In the listing below, count the lines containing the string "that" and state only the number.

• _Given data_
____________

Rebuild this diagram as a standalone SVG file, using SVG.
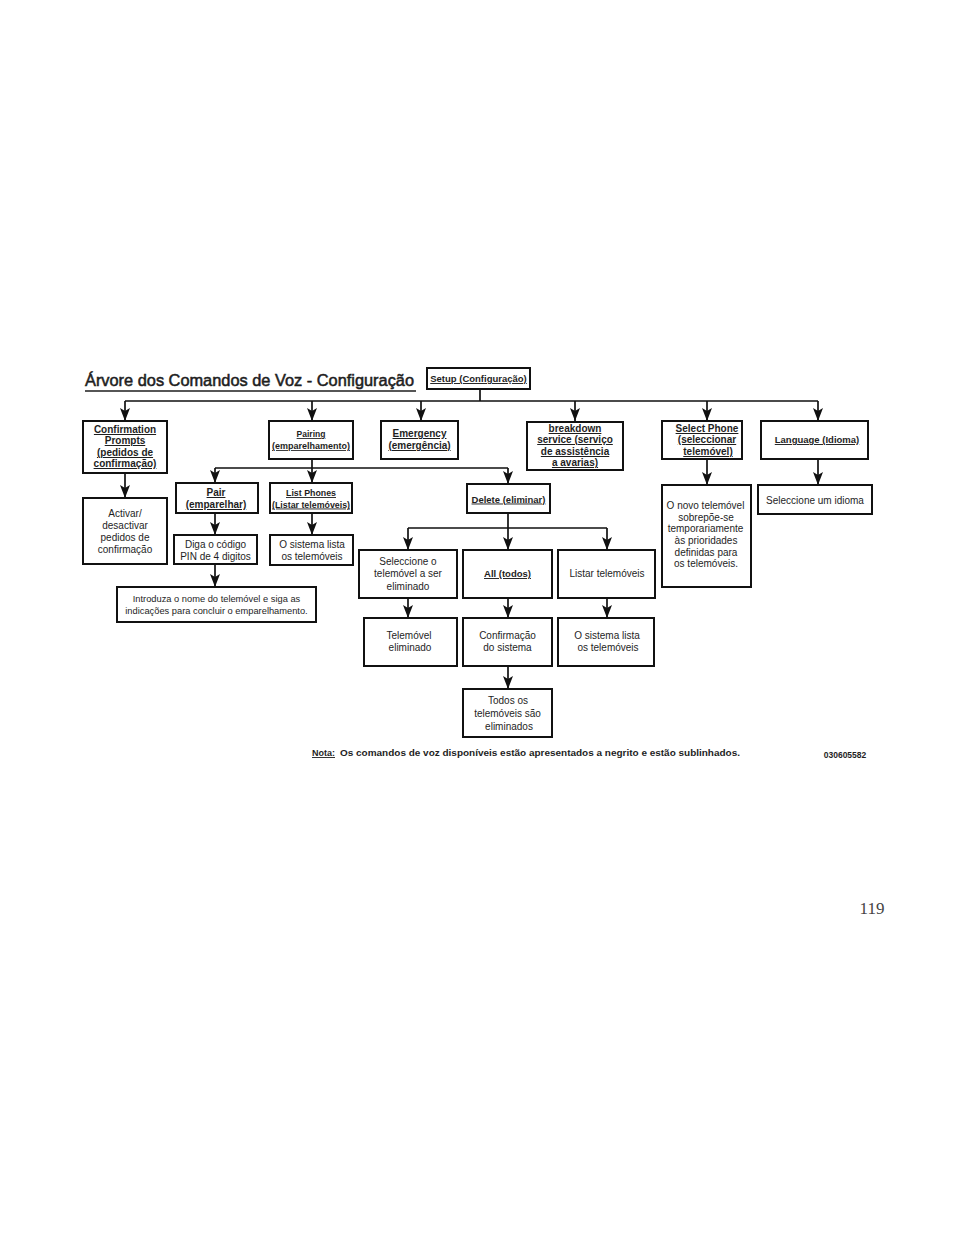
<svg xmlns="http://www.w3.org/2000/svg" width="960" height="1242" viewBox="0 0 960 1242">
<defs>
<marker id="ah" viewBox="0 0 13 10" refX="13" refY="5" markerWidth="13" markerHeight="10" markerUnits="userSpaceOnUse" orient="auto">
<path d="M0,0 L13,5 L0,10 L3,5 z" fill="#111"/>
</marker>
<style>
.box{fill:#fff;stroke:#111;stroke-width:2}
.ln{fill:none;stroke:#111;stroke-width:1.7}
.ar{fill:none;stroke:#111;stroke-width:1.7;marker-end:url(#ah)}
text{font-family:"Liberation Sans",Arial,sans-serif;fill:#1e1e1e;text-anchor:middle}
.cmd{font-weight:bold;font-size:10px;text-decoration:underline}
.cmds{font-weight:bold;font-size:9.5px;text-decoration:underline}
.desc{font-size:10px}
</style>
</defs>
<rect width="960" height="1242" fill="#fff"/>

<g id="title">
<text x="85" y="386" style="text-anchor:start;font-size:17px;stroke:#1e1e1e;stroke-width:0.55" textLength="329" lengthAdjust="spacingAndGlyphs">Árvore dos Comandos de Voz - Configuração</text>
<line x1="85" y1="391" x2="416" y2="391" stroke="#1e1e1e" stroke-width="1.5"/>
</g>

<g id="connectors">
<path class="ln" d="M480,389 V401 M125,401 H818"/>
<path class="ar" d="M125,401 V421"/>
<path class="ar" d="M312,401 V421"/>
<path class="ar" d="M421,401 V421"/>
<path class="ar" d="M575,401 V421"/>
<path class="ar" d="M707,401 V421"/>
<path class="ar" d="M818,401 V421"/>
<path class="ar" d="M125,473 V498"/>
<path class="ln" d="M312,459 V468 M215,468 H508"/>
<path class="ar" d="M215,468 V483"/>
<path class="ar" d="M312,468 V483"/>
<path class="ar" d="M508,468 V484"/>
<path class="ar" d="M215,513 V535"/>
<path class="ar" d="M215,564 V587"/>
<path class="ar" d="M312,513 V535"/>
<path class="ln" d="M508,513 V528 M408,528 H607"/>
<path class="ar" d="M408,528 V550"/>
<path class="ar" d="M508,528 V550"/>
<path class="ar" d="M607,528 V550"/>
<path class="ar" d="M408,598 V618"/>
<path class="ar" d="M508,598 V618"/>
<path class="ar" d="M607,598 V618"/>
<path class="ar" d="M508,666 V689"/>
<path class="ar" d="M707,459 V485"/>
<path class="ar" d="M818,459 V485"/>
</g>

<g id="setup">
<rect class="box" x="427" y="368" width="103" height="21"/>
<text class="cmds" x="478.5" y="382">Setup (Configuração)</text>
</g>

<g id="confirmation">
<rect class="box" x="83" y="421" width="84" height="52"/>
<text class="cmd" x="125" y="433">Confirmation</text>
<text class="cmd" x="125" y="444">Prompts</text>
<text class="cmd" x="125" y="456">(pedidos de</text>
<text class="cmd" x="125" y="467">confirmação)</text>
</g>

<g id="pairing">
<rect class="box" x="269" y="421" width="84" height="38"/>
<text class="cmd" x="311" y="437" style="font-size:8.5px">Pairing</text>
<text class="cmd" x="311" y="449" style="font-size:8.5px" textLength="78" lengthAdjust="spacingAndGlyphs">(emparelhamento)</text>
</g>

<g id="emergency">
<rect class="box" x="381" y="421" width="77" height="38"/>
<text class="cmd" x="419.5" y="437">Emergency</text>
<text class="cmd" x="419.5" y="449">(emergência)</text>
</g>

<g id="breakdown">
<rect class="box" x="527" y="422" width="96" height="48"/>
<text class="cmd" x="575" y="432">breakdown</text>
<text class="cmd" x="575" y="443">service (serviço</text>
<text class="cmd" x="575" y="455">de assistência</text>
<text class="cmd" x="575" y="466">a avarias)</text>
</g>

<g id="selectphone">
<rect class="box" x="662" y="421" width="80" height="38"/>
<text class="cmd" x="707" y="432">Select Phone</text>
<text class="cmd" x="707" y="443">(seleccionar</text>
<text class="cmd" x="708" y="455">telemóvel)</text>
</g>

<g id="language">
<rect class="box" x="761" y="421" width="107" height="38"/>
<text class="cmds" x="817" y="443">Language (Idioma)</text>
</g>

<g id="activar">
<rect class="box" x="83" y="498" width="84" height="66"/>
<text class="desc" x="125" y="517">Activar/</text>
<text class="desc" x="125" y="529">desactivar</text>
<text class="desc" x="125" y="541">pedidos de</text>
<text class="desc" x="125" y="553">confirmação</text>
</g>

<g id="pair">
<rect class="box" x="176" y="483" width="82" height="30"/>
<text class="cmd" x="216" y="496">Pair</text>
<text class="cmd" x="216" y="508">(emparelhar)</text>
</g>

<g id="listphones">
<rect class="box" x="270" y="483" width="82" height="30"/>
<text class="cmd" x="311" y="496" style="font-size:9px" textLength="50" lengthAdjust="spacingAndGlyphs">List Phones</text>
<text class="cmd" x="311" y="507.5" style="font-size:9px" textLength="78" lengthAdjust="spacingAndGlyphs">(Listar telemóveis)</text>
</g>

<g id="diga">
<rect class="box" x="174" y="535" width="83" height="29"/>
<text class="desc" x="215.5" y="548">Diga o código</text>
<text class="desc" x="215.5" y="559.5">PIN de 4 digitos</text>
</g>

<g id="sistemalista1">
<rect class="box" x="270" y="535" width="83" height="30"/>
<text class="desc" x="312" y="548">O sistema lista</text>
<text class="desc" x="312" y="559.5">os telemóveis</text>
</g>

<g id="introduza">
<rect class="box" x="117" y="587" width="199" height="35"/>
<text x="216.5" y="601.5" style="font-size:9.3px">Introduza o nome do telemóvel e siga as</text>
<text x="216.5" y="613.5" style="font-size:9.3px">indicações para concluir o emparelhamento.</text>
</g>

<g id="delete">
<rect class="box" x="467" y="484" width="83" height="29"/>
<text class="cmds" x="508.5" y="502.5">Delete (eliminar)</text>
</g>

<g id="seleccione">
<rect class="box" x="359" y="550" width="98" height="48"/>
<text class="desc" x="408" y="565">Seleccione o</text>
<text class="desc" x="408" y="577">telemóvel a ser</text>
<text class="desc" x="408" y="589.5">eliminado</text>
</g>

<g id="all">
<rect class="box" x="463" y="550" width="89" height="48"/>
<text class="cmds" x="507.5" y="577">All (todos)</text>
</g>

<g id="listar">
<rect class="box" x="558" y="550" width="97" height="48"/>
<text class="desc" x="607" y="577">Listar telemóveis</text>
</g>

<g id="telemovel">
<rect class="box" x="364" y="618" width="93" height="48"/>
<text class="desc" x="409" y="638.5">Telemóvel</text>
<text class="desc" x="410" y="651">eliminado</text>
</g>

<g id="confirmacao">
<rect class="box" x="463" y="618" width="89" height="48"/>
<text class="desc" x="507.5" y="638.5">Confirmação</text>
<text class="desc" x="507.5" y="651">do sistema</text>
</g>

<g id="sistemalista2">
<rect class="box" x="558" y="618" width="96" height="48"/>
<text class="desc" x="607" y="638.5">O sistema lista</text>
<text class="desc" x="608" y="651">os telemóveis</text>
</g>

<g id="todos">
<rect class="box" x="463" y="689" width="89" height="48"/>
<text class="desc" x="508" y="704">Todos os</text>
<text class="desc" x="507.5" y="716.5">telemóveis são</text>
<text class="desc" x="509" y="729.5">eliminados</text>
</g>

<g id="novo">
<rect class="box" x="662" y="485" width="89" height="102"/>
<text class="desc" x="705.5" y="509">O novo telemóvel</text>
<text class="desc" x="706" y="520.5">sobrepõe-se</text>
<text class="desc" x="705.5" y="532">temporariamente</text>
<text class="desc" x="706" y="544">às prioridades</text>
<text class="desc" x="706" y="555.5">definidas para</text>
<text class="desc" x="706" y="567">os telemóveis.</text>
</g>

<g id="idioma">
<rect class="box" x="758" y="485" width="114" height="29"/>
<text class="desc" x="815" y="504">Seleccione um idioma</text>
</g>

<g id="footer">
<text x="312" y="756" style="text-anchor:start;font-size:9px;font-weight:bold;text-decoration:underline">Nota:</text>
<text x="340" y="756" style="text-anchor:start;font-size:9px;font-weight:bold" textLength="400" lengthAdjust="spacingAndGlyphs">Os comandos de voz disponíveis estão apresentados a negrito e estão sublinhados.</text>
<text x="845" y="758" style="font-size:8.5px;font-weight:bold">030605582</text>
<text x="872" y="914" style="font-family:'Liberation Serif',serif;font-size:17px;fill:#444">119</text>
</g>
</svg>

____________

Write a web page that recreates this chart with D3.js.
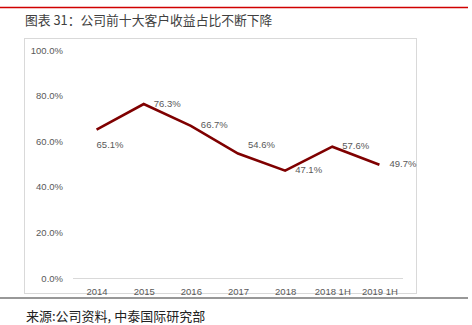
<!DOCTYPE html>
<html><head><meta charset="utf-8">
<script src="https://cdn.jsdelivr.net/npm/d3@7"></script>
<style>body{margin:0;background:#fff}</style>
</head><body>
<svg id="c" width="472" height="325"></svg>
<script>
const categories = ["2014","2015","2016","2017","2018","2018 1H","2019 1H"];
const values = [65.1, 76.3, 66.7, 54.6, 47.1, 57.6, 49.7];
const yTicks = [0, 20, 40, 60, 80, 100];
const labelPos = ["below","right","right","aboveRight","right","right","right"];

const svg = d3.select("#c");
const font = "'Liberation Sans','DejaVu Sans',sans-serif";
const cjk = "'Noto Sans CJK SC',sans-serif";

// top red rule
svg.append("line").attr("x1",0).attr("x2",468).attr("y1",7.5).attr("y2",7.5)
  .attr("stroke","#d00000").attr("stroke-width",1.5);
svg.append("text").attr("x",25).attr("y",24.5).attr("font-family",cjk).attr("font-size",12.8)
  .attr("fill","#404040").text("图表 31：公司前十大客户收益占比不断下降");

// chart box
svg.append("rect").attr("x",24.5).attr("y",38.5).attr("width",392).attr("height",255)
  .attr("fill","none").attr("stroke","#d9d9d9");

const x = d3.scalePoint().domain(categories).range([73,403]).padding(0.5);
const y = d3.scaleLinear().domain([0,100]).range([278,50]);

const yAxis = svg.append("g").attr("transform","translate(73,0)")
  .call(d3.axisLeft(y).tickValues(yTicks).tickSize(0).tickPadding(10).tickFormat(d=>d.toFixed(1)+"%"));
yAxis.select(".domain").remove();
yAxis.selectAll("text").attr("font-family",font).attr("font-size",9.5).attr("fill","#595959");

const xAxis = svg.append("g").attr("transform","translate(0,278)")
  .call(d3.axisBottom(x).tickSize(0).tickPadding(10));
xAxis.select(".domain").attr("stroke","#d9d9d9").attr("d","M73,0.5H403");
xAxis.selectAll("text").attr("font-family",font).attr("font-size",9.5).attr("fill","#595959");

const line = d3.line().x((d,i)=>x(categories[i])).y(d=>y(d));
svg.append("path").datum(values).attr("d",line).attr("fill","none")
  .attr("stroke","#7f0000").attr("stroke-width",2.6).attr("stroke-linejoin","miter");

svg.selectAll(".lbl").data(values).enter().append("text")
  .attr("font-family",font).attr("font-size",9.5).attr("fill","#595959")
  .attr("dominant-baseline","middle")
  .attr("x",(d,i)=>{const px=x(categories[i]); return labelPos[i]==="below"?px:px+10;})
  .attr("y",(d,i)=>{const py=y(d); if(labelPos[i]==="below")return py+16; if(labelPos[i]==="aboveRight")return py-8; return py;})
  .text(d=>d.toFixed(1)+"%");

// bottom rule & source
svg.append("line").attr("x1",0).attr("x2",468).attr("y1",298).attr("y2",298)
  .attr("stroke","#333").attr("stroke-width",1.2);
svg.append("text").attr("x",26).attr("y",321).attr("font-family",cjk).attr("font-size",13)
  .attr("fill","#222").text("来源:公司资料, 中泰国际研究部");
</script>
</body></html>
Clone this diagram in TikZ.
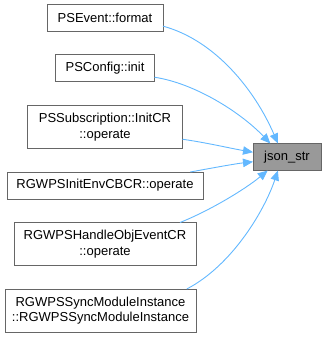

____________

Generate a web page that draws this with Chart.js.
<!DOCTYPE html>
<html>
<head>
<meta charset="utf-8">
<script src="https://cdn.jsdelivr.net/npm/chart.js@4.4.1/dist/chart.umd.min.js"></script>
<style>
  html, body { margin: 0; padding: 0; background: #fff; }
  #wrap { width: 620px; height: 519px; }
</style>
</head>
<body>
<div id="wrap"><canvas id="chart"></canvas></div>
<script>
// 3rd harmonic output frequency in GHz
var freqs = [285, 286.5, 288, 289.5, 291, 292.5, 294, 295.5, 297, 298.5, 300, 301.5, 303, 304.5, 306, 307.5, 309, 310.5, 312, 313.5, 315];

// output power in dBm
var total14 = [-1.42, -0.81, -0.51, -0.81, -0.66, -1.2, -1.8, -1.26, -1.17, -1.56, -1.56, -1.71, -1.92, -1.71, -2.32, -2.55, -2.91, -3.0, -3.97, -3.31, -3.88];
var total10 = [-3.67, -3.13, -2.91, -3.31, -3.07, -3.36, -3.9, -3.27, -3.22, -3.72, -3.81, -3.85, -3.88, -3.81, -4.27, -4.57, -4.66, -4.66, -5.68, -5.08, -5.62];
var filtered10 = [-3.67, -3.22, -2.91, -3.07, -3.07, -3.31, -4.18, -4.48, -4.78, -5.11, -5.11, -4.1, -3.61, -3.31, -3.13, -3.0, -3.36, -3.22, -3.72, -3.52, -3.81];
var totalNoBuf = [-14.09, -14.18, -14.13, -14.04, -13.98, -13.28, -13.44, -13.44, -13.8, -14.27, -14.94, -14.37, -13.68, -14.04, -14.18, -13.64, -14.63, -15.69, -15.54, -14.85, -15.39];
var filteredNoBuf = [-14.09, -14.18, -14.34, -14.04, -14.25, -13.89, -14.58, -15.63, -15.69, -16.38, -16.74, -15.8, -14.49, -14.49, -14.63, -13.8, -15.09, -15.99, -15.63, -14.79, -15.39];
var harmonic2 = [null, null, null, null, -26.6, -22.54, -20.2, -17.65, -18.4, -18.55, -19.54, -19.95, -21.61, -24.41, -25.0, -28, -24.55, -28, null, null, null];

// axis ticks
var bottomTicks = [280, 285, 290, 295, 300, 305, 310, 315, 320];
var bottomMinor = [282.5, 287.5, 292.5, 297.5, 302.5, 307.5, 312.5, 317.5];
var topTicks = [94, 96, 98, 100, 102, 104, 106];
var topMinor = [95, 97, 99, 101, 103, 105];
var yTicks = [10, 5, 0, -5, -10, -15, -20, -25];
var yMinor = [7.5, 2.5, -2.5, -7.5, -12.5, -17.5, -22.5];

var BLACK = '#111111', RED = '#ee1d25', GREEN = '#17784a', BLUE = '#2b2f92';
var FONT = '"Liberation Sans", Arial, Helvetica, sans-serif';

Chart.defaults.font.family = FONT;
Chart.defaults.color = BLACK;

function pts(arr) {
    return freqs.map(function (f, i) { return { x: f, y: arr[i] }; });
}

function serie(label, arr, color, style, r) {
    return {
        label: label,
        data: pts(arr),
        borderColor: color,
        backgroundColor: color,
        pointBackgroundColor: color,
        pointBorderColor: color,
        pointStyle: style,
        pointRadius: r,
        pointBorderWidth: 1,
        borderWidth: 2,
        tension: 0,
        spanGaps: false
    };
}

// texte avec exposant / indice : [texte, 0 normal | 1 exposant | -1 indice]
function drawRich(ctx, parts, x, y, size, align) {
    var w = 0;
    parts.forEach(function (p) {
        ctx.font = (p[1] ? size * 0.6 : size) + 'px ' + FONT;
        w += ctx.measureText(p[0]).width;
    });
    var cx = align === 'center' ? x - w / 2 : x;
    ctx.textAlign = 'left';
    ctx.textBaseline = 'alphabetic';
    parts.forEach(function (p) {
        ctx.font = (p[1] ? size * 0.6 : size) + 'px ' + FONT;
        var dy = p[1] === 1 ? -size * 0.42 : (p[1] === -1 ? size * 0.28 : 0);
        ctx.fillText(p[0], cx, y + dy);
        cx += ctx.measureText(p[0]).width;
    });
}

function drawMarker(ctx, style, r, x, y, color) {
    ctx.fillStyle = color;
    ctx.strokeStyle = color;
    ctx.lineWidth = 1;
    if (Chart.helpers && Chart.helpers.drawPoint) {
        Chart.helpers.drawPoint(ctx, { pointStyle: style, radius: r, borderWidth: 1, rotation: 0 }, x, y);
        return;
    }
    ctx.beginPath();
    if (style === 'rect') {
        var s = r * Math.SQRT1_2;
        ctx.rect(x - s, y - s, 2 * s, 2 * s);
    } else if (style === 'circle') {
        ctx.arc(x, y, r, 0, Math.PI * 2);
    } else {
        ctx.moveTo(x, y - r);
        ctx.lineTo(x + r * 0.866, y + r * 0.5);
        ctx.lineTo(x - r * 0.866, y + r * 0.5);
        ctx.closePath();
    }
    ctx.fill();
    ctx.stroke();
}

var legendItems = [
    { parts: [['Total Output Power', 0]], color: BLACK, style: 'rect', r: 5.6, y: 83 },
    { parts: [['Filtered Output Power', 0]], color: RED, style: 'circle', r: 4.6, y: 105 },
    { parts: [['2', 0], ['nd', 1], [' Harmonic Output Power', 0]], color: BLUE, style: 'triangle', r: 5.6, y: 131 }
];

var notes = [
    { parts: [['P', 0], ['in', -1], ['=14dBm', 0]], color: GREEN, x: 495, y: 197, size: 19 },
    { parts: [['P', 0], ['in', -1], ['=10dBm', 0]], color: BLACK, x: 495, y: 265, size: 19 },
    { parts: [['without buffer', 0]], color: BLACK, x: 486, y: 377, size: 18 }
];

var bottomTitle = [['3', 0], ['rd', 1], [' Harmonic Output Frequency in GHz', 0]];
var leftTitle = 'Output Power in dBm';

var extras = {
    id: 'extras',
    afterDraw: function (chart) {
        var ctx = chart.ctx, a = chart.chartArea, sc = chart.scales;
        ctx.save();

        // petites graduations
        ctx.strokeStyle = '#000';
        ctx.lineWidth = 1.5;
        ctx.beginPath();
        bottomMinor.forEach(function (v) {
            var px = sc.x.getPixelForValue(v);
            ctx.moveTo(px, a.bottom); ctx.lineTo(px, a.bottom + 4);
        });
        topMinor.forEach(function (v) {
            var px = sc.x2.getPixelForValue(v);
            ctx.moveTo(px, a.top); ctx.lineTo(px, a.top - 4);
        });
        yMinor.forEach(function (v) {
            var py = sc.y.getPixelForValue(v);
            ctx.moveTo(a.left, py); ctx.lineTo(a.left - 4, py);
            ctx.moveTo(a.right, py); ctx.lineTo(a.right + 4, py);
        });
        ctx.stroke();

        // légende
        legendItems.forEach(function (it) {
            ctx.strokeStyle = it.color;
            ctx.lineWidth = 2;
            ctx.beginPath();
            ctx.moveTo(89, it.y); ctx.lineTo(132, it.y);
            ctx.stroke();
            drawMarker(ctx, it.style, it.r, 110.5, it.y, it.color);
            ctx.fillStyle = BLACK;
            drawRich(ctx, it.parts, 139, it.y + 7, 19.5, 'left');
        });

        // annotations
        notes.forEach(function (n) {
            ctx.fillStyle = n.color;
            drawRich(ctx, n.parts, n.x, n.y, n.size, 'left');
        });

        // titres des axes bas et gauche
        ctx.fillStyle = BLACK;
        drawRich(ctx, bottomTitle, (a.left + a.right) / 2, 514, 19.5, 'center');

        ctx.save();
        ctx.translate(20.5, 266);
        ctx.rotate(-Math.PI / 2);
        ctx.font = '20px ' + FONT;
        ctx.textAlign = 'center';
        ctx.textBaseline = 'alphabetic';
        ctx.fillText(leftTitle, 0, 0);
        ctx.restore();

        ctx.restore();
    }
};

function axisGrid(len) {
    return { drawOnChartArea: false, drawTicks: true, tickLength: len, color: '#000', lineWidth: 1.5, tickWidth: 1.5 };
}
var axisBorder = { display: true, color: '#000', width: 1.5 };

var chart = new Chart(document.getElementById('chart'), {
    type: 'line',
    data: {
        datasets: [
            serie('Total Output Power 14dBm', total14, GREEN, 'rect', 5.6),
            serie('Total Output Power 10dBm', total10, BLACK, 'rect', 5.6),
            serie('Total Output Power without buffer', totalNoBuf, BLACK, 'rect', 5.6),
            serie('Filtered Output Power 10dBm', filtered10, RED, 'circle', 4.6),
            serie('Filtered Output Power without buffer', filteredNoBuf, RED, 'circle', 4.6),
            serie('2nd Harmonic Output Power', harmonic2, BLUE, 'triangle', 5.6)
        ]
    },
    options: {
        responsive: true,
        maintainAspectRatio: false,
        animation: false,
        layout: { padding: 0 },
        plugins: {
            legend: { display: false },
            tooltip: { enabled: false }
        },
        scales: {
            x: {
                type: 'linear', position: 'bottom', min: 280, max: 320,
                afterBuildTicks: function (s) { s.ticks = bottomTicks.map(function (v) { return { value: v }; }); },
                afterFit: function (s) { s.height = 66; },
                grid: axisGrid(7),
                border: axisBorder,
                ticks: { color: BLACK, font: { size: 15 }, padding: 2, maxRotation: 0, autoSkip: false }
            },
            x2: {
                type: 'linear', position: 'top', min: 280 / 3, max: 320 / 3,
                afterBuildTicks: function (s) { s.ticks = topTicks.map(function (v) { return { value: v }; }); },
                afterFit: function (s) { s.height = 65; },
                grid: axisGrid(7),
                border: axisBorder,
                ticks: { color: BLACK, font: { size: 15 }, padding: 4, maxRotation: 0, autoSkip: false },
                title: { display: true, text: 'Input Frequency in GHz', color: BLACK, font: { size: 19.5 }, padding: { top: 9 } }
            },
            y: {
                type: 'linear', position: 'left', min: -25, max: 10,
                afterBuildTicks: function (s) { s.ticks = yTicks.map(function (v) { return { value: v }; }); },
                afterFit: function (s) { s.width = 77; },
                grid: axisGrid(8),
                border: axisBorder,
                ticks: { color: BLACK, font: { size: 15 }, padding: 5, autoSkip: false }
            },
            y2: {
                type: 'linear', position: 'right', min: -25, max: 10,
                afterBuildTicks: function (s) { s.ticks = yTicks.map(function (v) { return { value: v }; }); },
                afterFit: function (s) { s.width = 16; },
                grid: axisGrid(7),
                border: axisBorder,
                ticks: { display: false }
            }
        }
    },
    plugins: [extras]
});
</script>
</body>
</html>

____________

• _Solution_
2